We will cover one of the more commonly used architectures: x86-64.

In this architecture the CPU features a set of 16 registers:

Click the picture to view an enlarged view

If you're interested you can find the rest of the specification here: https://github.com/hjl-tools/x86-psABI/wiki/X86-psABI.

Out of interest for us right now is the registers marked as "callee saved". These are the registers that keep track of our context: the next instructions to run, the base pointer, the stack pointer and so on. We'll get to know this more in detail later.

If we want to direct the CPU directly we need some minimal code written in Assembly, fortunately we only need to know some very basic assembly instructions for our mission. How to move values to and from registers:

mov %rsp, %rax

Windows has a slightly different convention. On Windows the registers XMM6:XMM15 is also callee-saved and must be saved and restored if our functions use them. Our code runs fine on Windows even if we only use the psABI convention in this example.

There are one more subtle difference as well that you can read about in Appendix: Supporting Windows where we go through everything. You can follow along anyway, since everything will work on Windows, but it will not be a correct implementation.

A super quick introduction to Assembly

First and foremost. Assembly language is not very portable, each CPU might have a special set of instructions, however some are common on most desktop computers today.

There are two popular dialects: AT&T dialect and Intel dialect.

The AT&T dialect is the standard when writing inline assembly in Rust, but in Rust we can specify that we want to use the "Intel" dialect instead if we want to.
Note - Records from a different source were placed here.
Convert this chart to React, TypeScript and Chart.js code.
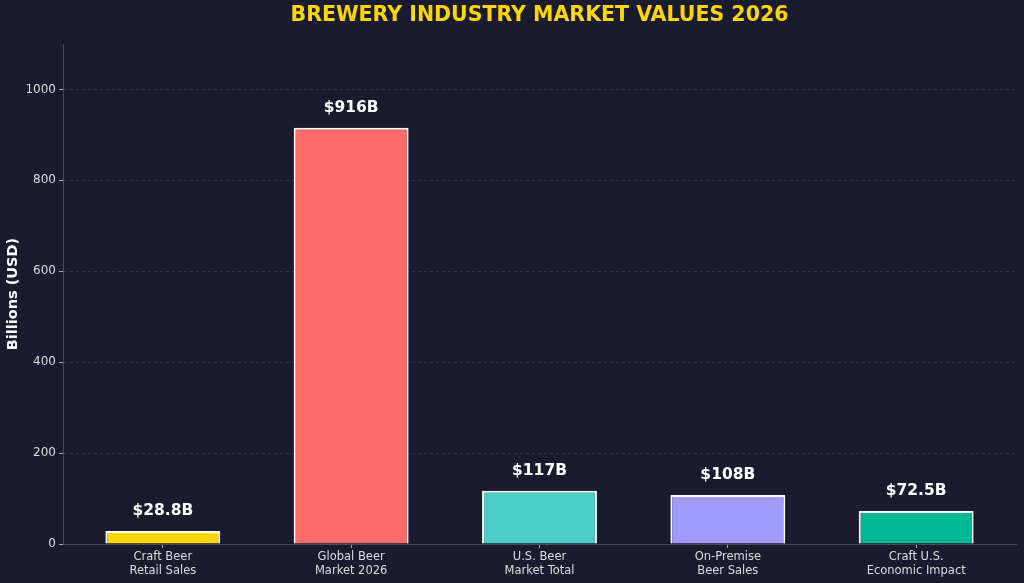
import React, { useEffect, useRef } from "react";
import { Chart, registerables } from "chart.js";

Chart.register(...registerables);

const categories: string[][] = [
  ["Craft Beer", "Retail Sales"],
  ["Global Beer", "Market 2026"],
  ["U.S. Beer", "Market Total"],
  ["On-Premise", "Beer Sales"],
  ["Craft U.S.", "Economic Impact"],
];
const values: number[] = [28.8, 916, 117, 108, 72.5];
const valueLabels: string[] = ["$28.8B", "$916B", "$117B", "$108B", "$72.5B"];
const barColors: string[] = ["#FFD700", "#FF6B6B", "#4ECDC4", "#A29BFE", "#00B894"];
const yTicks: number[] = [0, 200, 400, 600, 800, 1000];

const BG = "#1b1b2f";
const FONT = "'DejaVu Sans', sans-serif";

// Title centred over the plot area, plus value labels above each bar
const overlayPlugin = {
  id: "overlay",
  afterDatasetsDraw(chart: any) {
    const { ctx, chartArea } = chart;
    ctx.save();
    ctx.fillStyle = "#FFD700";
    ctx.font = `bold 20.5px ${FONT}`;
    ctx.textAlign = "center";
    ctx.textBaseline = "middle";
    ctx.fillText("BREWERY INDUSTRY MARKET VALUES 2026", (chartArea.left + chartArea.right) / 2, 16);

    const meta = chart.getDatasetMeta(0);
    ctx.fillStyle = "#ffffff";
    ctx.font = `bold 15.5px ${FONT}`;
    ctx.textBaseline = "middle";
    meta.data.forEach((bar: any, i: number) => {
      ctx.fillText(valueLabels[i], bar.x, bar.y - 20);
    });
    ctx.restore();
  },
};

export default function App() {
  const canvasRef = useRef<HTMLCanvasElement | null>(null);

  useEffect(() => {
    if (!canvasRef.current) return;
    const chart = new Chart(canvasRef.current, {
      type: "bar",
      data: {
        datasets: [
          {
            data: values.map((v, i) => ({ x: i, y: v })),
            backgroundColor: barColors,
            borderColor: "#ffffff",
            borderWidth: 2,
            barPercentage: 0.61,
            categoryPercentage: 1,
          },
        ],
      },
      options: {
        animation: false,
        responsive: false,
        layout: { padding: { top: 44, right: 8, left: 0, bottom: 0 } },
        plugins: {
          legend: { display: false },
          tooltip: { enabled: false },
          title: { display: false },
        },
        scales: {
          x: {
            type: "linear",
            min: -0.53,
            max: 4.53,
            offset: false,
            afterBuildTicks(scale: any) {
              scale.ticks = categories.map((_, i) => ({ value: i }));
            },
            grid: {
              offset: false,
              drawOnChartArea: false,
              drawTicks: true,
              tickLength: 4,
              tickColor: "#aaaaaa",
            },
            border: { display: true, color: "#4a4a5a", width: 1 },
            ticks: {
              color: "#dddddd",
              font: { family: FONT, size: 11.5 },
              padding: 2,
              maxRotation: 0,
              autoSkip: false,
              callback: (value: any) => categories[Math.round(Number(value))] ?? "",
            },
            afterFit(scale: any) {
              scale.height = 39;
            },
          },
          y: {
            min: 0,
            max: 1100,
            afterBuildTicks(scale: any) {
              scale.ticks = yTicks.map((v) => ({ value: v }));
            },
            grid: {
              color: "rgba(255,255,255,0.1)",
              drawTicks: true,
              tickLength: 4,
              tickColor: "#aaaaaa",
              tickBorderDash: [],
            },
            border: { display: true, color: "#4a4a5a", width: 1, dash: [3, 3] },
            ticks: {
              color: "#dddddd",
              font: { family: FONT, size: 12 },
              padding: 3,
              callback: (value: any) => String(value),
            },
            title: {
              display: true,
              text: "Billions (USD)",
              color: "#ffffff",
              font: { family: FONT, size: 14.5, weight: "bold" },
              padding: { top: 5, bottom: 0 },
            },
            afterFit(scale: any) {
              scale.width = 63;
            },
          },
        },
      },
      plugins: [overlayPlugin],
    });
    return () => chart.destroy();
  }, []);

  return (
    <div
      style={{
        position: "fixed",
        left: 0,
        top: 0,
        width: 1024,
        height: 583,
        background: BG,
      }}
    >
      <canvas ref={canvasRef} width={1024} height={583} style={{ display: "block" }} />
    </div>
  );
}
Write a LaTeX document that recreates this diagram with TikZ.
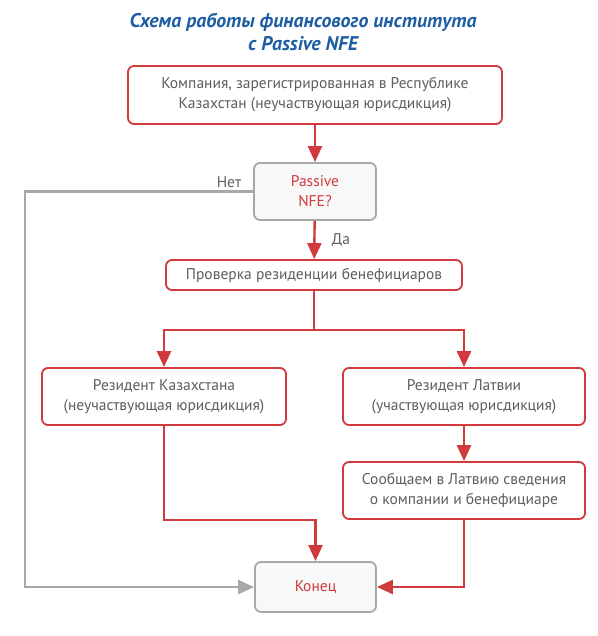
\documentclass[tikz,border=0pt]{standalone}
\usepackage{fontspec}
\setmainfont{PT Sans}
\usetikzlibrary{arrows.meta,positioning,calc}
\definecolor{rd}{HTML}{D13A3C}
\definecolor{gr}{HTML}{A8A8A8}
\definecolor{tx}{HTML}{5E5E5E}
\definecolor{ttl}{HTML}{1D5EA3}
\definecolor{fl}{HTML}{F8F8F8}
\begin{document}
\begin{tikzpicture}[x=1pt,y=-1pt,
  redbox/.style={draw=rd,line width=1.8pt,rounded corners=6pt,fill=white,text=tx,align=center,inner sep=0pt,font=\fontsize{15.5}{20}\selectfont},
  graybox/.style={draw=gr,line width=1.8pt,rounded corners=6pt,fill=fl,text=rd,align=center,inner sep=0pt,font=\fontsize{15.5}{20}\selectfont},
  rarr/.style={draw=rd,line width=2.4pt,-{Triangle[width=14pt,length=16pt]},color=rd},
  rline/.style={draw=rd,line width=2.4pt},
  garr/.style={draw=gr,line width=2.2pt,-{Triangle[width=14pt,length=16pt]},color=gr},
  lbl/.style={text=tx,font=\fontsize{15.5}{18}\selectfont}
]
\useasboundingbox (0,0) rectangle (597,636);
\node[text=ttl,font=\fontsize{19.8}{23}\selectfont\bfseries\itshape,align=center] (title) at (303,32) {Схема работы финансового института\\с Passive NFE};
\node[redbox,minimum width=374pt,minimum height=58pt] (b1) at (315,95) {Компания, зарегистрированная в Республике\\Казахстан (неучаствующая юрисдикция)};
\node[graybox,minimum width=122pt,minimum height=57pt] (b2) at (315,191.5) {Passive\\NFE?};
\node[redbox,minimum width=296pt,minimum height=30pt] (b3) at (314,275) {Проверка резиденции бенефициаров};
\node[redbox,minimum width=244pt,minimum height=57pt] (b4l) at (164,396.5) {Резидент Казахстана\\(неучаствующая юрисдикция)};
\node[redbox,minimum width=242pt,minimum height=57pt] (b4r) at (464,396.5) {Резидент Латвии\\(участвующая юрисдикция)};
\node[redbox,minimum width=242pt,minimum height=57pt] (b5) at (464,490.5) {Сообщаем в Латвию сведения\\о компании и бенефициаре};
\node[graybox,minimum width=121pt,minimum height=50pt] (end) at (315.5,587) {Конец};
\coordinate (split) at (314,330);
\coordinate (nL) at (25,191.5);
\coordinate (lJoin) at (164,520);
\node[lbl] (net) at (229,182) {Нет};
\node[lbl] (da) at (341,240) {Да};
\draw[rarr] (b1) -- (b2);
\draw[rarr] (b2) -- (b3);
\draw[rline] (b3.south) -- (split);
\draw[rarr] (split) -| (b4l.north);
\draw[rarr] (split) -| (b4r.north);
\draw[rarr] (b4r) -- (b5);
\draw[rarr] (b4l.south) -- (lJoin) -| (end.north);
\draw[rarr] (b5.south) |- (end.east);
\draw[garr] (b2.west) -- (nL) |- (end.west);
\end{tikzpicture}
\end{document}
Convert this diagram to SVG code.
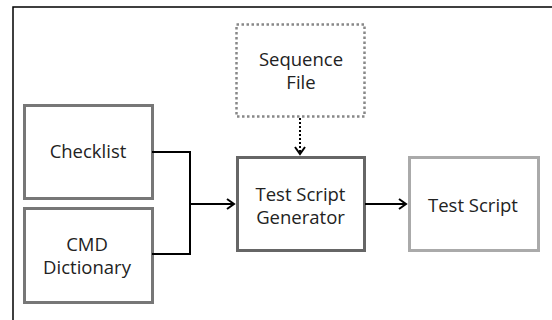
<svg xmlns="http://www.w3.org/2000/svg" width="552" height="320" viewBox="0 0 552 320">
<style>
text{font-family:"Open Sans","Noto Sans",sans-serif;font-size:18.5px;fill:#222;text-anchor:middle}
.box{fill:#fff;stroke-width:3}
.conn{fill:none;stroke:#000;stroke-width:2}
</style>
<defs>
<marker id="arr" markerWidth="12" markerHeight="12" refX="9" refY="6" orient="auto" markerUnits="userSpaceOnUse">
<path d="M2,1 L9,6 L2,11" fill="none" stroke="#000" stroke-width="2"/>
</marker>
</defs>
<rect x="0" y="0" width="552" height="320" fill="#fff"/>
<path d="M13,320 V7 H552" fill="none" stroke="#000" stroke-width="1.5"/>
<g id="checklist">
<rect class="box" x="24.5" y="105.5" width="128" height="93" stroke="#777"/>
<text x="88" y="158">Checklist</text>
</g>
<g id="cmd">
<rect class="box" x="24.5" y="208.5" width="128" height="94" stroke="#777"/>
<text x="87" y="250.5">CMD</text>
<text x="87" y="273.5">Dictionary</text>
</g>
<g id="sequence">
<rect x="236.5" y="24.5" width="128" height="92" fill="#fff" stroke="#888" stroke-width="2.5" stroke-dasharray="2.5 2.5"/>
<text x="301" y="65.5">Sequence</text>
<text x="301" y="88.5">File</text>
</g>
<g id="generator">
<rect class="box" x="237.5" y="157.5" width="127" height="93" stroke="#666"/>
<text x="300.5" y="200.5">Test Script</text>
<text x="300.5" y="223.5">Generator</text>
</g>
<g id="testscript">
<rect class="box" x="409.5" y="157.5" width="129" height="93" stroke="#aaa"/>
<text x="473" y="211.5">Test Script</text>
</g>
<g id="connectors">
<path class="conn" d="M152,152 H190 V254 H152"/>
<path class="conn" d="M190,204 H234" marker-end="url(#arr)"/>
<path class="conn" d="M365,204 H406" marker-end="url(#arr)"/>
<path class="conn" d="M300,118 V154" stroke-dasharray="2 2" marker-end="url(#arr)"/>
</g>
</svg>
Rust mainly leaves it up to LLVM to deal with inline assembly, and the inline assembly for LLVM closely resembles the same syntax which is used when writing inline assembly in C. That makes it a lot easier to look at C inline ASM for learning since the syntax will be very familiar (though not exactly the same).

We will use the AT&T dialect in our examples.

Assembly has a strong backwards compatibility guarantee. That's why you will see that the same registers are addressed in different ways. Let's look at the %rax register we used as example above for an explanation:

%rax # 64 bit register (8 bytes)
%eax # 32 low bits of the "rax" register
%ax # 16 low bits of the "rax" register
%ah # 8 high bits of the "ax" part of the "rax" register
%al # 8 low bits of the "ax" part of the "rax" register

As you can see, this is basically watching the history of CPUs evolve in front of us. Since most CPUs today are 64 bits, we will use the 64 bit registers in our code.

The word size in assembly also has historical reasons. It stems from the time when the CPU had 16 bit data buses, so a word is 16 bits. This is relevant because in the AT&T dialect you will see many instructions suffixed with "q" (quad-word), or "l" (long-word). So a movq would mean a move of 4 * 16 bits = 64 bits.

A plain mov will use the size of the register you use. This is the standard in the Intel dialect and the one we will use in our code.

We will go through a bit more of the syntax of inline assembly in the next chapter.

One more thing to note is that the stack alignment on x86-64 is 16 bytes. Just remember this for later.